Here are the hidden messages behind Musa Aman’s acquittal
After GE-14, the rakyat had high hopes that corrupt politicians would be punished. The taxpayers’ money was stolen, but no-one was found guilty.
Pakatan Harapan may have been slow to implement their reforms, but they did initiate the investigation and arrest of corrupt politicians. The rakyat was euphoric when some politicians received travel bans, surrendered their passports, endured raids on their homes, made daily trips to the offices of the MACC for detailed questioning, and had their bank accounts frozen.
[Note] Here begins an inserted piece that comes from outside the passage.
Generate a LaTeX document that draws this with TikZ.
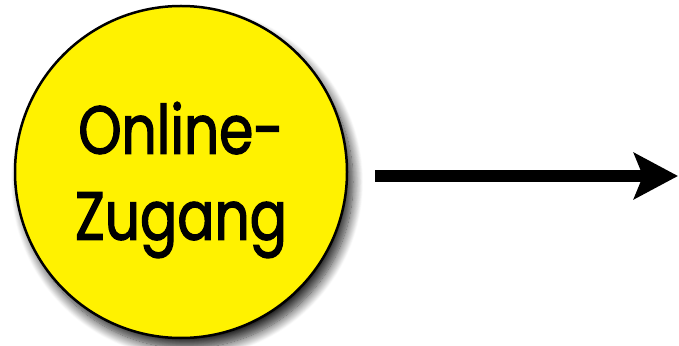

Over the last month, two people at the highest echelons of power, involved in high profile cases, have been freed and cleared of the charges.
The first signs of trouble emerged when disgraced Najib Abdul Razak’s stepson, Riza, was granted a Discharge Not Amounting to an Acquittal, (DNAA) for money laundering involving RM1.08 billion.
On 9 June, the former Chief Minister of Sabah, Musa Aman, was granted a full acquittal for 46 charges relating to dirty money. These involved 35 corruption charges for which he allegedly received bribes of between US$28,500 and US$16,148,547, and 16 money laundering charges for allegedly receiving US$37 million from various individuals and timber companies.
The spotlight then fixed on the new Attorney-General (AG), Idrus Harun. Rightly or wrongly, he faces the wrath of the rakyat.
Despite the official statements issued by the AG and the former CM, it behoves us to read between the lines, to find the motivations of each man.
I. What it means for the A-G
Idrus said that prosecutors withdrew all 46 charges against Musa on 9 June, because former Attorney-General, Gani Patail had issued the affidavit in support of Musa’s application to strike out the charges. In 2012, Gani decided to take no action against Musa, because investigations showed that the money was for political funding.
In last month’s explanation for the DNAA awarded to Najib’s stepson, Riza, Idrus said that former AG, Tommy Thomas, had agreed, in principle, to Riza’s DNAA and was prepared to consider Riza’s offer of a deal.
Is Idrus unable to think for himself? Can’t he scrutinise and give a fresh airing to these high profile cases of national interest? He uses the decisions of former AGs to issue the final verdict. He has failed to give a good impression of his work performance and judgement.
The rakyat will wonder if he has been placed under tremendous pressure from the new PN administration, especially as most of the corrupt politicians in Umno-Baru have been rewarded for their loyalty, despite their tainted past.
After decades of institutionalised corruption, racism, extremism and injustice, the rakyat is eager for a fresh start, but the AG may have compromised their ideals.
II. What it means for Musa
An euphoric former Sabah Chief Minister, Musa, his family and supporters must have breathed a huge sigh of relief when he was freed. No-one would have missed the connection, that the affidavit was provided by the former AG, who is also a Sabahan.
Sabah is the poorest nation in Malaysia. Crooks steal from the people of Sabah, but no-one is found guilty, despite the wealth gained from petroleum, oil-palm, timber and tourism.
Musa played to the Muslim crowd and immediately thanked God for ensuring justice was served and that it was by God’s will that his name had been cleared. He said that God had put him and his family through a test and that God was fair and rewarded his patience.
He said that his innocence of the graft charges was “very clear” and “indisputable”; but the rakyat would like to know how.
Malaysians recall the cowardly Musa, sneaking into Brunei to take a flight to Singapore and thence to England. He was filmed in London, by Malaysians who recognised him, but he then claimed that he was abroad, for medical treatment.
If he was confident of his innocence, why did he have to go through the drama of running away, hiding and playing on the heartstrings of the gullible public, by returning to Malaysia, on a stretcher?
III. What it means for the rakyat
The rakyat compare theft on a grand scale, by politicians and their children, and the punishments they receive.
They note that the poor, who struggle to scrape a living to feed their families and are forced to steal, are given harsher punishments. The thief suffers, along with his family.
On the other hand, corrupt politicians who escape punishment, mock the courts and give the metaphorical two fingers to the rakyat. Is the whole judicial system compromised?
Or are there two sets of laws – one for the elite, and one for the ordinary man?
The two acquittals do not bode well for the nation, The rakyat will not be surprised if Najib and his spouse, the former, self-styled First Lady of Malaysia (FLOM), Rosmah Mansor will be freed, as will the others, such as Zahid Hamidi (former DPM), Abdul Azeez Rahim (Tabung Haji) and Isa Samad (Felda).
The A-G has a choice
The Attorney-General lives on a knife-edge. He either faces the wrath of the rakyat or will be forced to live in constant fear of the retribution from Umno-Baru politicians.
Can Idrus Harun live with his conscience if he fails to uphold justice, as he was trained to do? Will he protect the integrity of his office and his public role, in the interests of the nation and the rakyat?